Se gli americani hanno avuto (Alfred) Kinsey, e tutti noi l’omonimo film (2004) di Bill Condon con Liam Neeson, l’educazione contro pregiudizi, ignoranze e ipocrisie dalla cintola in giù – e in su – in Polonia ha avuto un volto femminile: Michalina Wislocka, autrice del saggio bestseller The Art of Loving / A Practical Guide to Marital Bliss.

In Concorso al 42. Polish Film Festival di Gdynia, il biopic che ne dà contezza è The Art of Loving. The Story of Michalina Wislocka, scritto da Krzysztof Rak e diretto da Maria Sadowska, già cantante di fama, campione di incassi del 2017 in Polonia con oltre 1,7 milioni di biglietti staccati.

Prima donna sessuologa del suo Paese, la Wislocka – intensamente interpretata da Magdalena Boczarska, che regala anche bei nudi – viene inquadrata tra vita privata - il triangolo con amica e marito (lui è Piotr Adamczyk, e un po’ viene da ridere perché fu Papa Woytjla in Karol e qui fornica alla grande) il fallimento del matrimonio, la divisione dei “figli”, l’amore per un uomo sposato – e vita pubblica, ovvero la battaglia matta e disperatissima per far pubblicare il libro, appunto, una guida alla vita sessuale destinato a rivoluzionare usi e, ehm, consumi della società polacca. Il saggio venne editato nel 1976 con il titolo Sztuka kochania (The Art of Loving), non prima di venire osteggiato dal partito comunista, messo all’indice dalla Chiesa, vilipeso dalla censura.

Nel cast anche Justyna Wasilewska, Eryk Lubos, Borys Szyc, Arkadiusz Jakubik e Wojciech Mecwaldowski, il film non erige la Wislocka, già affiancata a Virginia Johnson e William Masters per la sua “crociata” educativa, a eroina dura e pura, ovvero felicemente e stolidamente di successo, al contrario, i suoi fallimenti e, soprattutto, la sua solitudine non vengono né elisi né elusi.

Pioniera indefessa, si sacrificò per quella causa o, meglio, quella causa non contribuì a renderle la vita facile o felice: fu solo con il suo Capitano (Lubos) che sesso e amore le vennero di pari passo, ma non era destinata a durare.

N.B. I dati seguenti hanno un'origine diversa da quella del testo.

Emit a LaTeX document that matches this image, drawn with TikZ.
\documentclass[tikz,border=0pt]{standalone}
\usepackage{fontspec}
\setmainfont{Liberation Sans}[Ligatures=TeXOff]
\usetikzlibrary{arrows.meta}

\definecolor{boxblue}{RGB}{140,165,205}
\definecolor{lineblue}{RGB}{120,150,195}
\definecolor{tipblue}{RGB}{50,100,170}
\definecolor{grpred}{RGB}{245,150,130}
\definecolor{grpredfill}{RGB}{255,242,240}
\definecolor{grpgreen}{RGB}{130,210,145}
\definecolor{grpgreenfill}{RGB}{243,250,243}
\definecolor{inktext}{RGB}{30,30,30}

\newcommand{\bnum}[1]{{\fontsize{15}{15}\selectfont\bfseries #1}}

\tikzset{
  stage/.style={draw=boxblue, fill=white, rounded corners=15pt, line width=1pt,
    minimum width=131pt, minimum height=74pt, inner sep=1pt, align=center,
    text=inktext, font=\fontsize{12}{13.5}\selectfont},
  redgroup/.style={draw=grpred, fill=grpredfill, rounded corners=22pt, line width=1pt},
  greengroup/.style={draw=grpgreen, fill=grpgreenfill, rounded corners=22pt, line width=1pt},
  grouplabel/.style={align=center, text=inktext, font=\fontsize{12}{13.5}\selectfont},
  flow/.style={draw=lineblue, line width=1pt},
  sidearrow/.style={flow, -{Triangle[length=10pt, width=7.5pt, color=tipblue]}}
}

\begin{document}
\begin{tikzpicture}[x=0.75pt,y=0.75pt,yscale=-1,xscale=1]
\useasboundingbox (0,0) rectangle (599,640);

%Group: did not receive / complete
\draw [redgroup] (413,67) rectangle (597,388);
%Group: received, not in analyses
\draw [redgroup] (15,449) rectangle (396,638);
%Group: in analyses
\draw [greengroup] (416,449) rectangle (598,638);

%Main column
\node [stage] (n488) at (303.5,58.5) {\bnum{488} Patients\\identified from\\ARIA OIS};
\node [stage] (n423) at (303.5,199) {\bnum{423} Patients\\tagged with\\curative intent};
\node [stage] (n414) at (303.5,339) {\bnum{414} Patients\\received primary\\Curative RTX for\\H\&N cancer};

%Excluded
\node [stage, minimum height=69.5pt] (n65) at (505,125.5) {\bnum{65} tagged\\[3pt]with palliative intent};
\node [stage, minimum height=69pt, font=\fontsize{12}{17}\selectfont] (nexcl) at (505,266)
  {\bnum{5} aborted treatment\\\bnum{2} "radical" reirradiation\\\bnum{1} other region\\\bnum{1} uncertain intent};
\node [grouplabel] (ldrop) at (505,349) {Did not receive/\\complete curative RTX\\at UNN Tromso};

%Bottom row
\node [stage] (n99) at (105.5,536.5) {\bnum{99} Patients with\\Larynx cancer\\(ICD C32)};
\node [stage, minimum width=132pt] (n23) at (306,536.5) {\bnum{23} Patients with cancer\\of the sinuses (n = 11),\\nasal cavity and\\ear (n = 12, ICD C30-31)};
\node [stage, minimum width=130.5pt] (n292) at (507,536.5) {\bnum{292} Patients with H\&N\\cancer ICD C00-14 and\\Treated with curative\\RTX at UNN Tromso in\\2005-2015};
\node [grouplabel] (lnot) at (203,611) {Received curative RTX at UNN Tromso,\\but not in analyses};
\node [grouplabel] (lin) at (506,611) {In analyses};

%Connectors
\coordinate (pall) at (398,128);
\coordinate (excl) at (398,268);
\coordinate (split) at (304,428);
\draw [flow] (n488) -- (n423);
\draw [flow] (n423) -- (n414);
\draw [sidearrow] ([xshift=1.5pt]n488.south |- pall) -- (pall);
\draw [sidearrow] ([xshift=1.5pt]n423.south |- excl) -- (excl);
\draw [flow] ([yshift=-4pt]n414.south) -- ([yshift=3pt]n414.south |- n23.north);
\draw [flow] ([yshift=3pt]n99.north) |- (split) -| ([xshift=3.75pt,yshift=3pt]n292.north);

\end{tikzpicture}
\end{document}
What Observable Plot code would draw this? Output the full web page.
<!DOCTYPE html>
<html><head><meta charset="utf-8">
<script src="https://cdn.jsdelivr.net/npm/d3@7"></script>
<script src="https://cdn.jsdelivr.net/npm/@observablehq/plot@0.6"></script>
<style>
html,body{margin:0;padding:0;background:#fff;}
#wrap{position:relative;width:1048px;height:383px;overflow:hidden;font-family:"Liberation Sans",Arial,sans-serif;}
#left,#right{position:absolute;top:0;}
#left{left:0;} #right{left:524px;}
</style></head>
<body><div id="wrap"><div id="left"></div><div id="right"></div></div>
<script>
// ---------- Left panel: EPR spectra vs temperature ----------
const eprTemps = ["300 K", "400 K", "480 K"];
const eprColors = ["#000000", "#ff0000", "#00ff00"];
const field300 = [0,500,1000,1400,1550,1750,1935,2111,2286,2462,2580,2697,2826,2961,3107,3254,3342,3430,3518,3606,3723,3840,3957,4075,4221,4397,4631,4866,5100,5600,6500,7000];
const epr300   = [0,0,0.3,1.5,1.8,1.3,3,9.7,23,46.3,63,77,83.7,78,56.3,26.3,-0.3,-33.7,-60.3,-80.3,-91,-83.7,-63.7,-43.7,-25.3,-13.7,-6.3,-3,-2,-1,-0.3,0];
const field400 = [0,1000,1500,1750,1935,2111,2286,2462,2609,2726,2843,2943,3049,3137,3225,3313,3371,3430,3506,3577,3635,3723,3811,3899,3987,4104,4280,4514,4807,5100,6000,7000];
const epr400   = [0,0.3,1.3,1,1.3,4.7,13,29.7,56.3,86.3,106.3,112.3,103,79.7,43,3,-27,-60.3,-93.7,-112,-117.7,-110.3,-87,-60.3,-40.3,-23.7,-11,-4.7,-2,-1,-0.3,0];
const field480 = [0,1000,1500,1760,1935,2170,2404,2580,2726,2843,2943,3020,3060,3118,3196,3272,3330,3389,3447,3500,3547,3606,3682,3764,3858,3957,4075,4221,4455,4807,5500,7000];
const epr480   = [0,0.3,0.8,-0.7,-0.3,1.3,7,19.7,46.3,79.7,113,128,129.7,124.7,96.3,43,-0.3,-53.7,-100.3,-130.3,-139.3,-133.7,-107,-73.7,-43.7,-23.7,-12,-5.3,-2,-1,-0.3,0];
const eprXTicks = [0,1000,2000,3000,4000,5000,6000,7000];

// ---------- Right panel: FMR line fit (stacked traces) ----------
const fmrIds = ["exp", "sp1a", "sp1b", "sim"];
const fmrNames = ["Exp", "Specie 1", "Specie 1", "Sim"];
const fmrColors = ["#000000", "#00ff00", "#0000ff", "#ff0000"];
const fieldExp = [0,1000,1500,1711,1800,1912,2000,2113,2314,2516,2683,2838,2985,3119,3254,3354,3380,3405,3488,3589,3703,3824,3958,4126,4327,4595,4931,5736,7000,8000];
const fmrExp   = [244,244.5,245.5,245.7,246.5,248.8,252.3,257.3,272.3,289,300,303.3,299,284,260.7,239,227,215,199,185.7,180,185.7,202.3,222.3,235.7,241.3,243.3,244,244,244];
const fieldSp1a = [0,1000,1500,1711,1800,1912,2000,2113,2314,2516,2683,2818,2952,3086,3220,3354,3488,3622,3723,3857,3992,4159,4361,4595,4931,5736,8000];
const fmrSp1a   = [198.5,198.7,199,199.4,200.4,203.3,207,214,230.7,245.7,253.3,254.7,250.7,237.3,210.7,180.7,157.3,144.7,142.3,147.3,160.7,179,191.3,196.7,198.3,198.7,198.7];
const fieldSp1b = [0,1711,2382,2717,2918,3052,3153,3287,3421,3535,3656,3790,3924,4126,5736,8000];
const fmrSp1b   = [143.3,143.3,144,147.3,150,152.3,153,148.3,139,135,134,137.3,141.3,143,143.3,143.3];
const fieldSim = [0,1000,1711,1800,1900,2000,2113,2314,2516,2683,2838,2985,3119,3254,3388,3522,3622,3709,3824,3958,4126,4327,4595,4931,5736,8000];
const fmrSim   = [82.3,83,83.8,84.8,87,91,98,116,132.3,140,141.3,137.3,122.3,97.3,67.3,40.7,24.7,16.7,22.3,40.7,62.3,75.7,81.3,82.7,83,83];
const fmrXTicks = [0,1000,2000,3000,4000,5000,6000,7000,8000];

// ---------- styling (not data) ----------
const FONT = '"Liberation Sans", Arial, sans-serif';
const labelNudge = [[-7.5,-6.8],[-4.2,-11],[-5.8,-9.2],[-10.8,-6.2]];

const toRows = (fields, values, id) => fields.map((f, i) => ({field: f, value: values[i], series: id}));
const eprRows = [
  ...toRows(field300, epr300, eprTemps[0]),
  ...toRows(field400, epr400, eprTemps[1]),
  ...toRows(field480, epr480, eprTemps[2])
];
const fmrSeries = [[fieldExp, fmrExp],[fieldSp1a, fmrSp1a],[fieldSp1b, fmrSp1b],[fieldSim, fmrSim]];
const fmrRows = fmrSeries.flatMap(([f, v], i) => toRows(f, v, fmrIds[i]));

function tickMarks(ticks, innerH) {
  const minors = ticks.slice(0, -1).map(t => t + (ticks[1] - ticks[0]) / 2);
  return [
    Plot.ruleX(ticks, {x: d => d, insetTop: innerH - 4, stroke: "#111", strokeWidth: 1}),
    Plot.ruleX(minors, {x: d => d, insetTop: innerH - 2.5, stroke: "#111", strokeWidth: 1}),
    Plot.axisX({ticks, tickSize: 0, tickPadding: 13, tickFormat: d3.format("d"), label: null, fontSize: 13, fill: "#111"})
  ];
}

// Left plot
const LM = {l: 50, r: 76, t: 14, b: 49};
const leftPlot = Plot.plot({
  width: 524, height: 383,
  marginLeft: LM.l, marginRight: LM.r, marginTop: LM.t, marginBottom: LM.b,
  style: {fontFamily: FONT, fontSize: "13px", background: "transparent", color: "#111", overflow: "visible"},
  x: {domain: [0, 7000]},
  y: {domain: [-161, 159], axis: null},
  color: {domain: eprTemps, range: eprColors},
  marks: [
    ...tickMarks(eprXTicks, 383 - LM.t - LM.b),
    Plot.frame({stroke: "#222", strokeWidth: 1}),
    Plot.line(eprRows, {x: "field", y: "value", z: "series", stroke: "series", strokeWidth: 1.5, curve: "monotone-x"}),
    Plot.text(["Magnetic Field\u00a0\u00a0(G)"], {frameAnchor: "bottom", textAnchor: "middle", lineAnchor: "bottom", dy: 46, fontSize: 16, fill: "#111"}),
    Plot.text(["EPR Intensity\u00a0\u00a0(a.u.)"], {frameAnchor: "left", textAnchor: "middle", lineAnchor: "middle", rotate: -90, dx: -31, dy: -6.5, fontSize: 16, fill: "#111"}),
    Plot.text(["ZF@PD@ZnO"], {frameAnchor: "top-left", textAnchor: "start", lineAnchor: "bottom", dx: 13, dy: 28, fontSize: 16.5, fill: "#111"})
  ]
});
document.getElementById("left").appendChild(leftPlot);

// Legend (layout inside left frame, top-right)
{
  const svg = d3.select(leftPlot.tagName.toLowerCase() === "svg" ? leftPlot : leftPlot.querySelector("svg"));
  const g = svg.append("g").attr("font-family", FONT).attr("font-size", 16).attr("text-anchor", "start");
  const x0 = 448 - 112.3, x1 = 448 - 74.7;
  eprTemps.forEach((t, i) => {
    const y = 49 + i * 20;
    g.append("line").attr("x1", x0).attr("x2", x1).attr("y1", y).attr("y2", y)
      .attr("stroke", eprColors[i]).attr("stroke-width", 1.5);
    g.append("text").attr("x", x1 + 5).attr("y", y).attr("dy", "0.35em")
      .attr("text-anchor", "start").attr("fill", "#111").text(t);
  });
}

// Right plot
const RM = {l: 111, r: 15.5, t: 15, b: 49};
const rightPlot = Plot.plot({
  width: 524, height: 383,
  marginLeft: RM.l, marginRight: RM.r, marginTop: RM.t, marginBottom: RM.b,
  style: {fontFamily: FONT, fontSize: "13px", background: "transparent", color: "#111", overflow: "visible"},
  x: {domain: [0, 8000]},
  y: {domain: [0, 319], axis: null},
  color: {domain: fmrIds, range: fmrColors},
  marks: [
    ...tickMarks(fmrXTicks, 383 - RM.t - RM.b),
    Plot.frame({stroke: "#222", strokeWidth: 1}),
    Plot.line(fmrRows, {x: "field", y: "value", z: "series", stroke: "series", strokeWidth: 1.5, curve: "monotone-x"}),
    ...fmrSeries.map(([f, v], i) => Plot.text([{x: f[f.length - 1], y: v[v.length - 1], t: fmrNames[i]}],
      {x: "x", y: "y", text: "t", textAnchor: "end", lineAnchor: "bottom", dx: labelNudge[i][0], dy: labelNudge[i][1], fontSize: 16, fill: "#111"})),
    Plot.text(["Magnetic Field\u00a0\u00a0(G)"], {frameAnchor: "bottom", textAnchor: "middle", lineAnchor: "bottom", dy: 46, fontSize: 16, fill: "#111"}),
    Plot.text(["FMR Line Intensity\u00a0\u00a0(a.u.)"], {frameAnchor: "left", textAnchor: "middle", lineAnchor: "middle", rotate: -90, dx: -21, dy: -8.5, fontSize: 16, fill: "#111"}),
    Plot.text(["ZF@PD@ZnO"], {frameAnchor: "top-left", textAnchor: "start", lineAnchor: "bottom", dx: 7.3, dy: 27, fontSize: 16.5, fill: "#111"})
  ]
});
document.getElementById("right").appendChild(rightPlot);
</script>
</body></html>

La sua missione viene raccontata in tre epoche, l’immediato dopoguerra – lei e il marito vennero sottratti ai campi dall’amica-amante, e la scena è di totale indifferenza per la sorte infausta dei rimanenti prigionieri: i tre se ne vanno a braccetto e sorridenti – poi gli anni ’50 della Polonia stalinista e quindi i ’70, quando le sue pagine scoprirono le coltri retrive e sessiste del Paese.

Non è un film interamente riuscito, The Art of Loving, è narrativamente intorcinato, inutilmente prolisso e sovente superficiale, ma la bravura degli interpreti, la “bontà” della missione e, al contempo, una certa dolente, cinica schiettezza – l’orgasmo non è la panacea a tutti i mali – ne fanno un prodotto gradevole, esportabile (anche da noi) e non interamente addomesticato. Perché tra una diagnosi e un amplesso, un successo per conto terzi e un fallimento esistenziale, rimane aperta una questione: l’arte d’amare e la scienza del sesso sono sinonimi o contrari?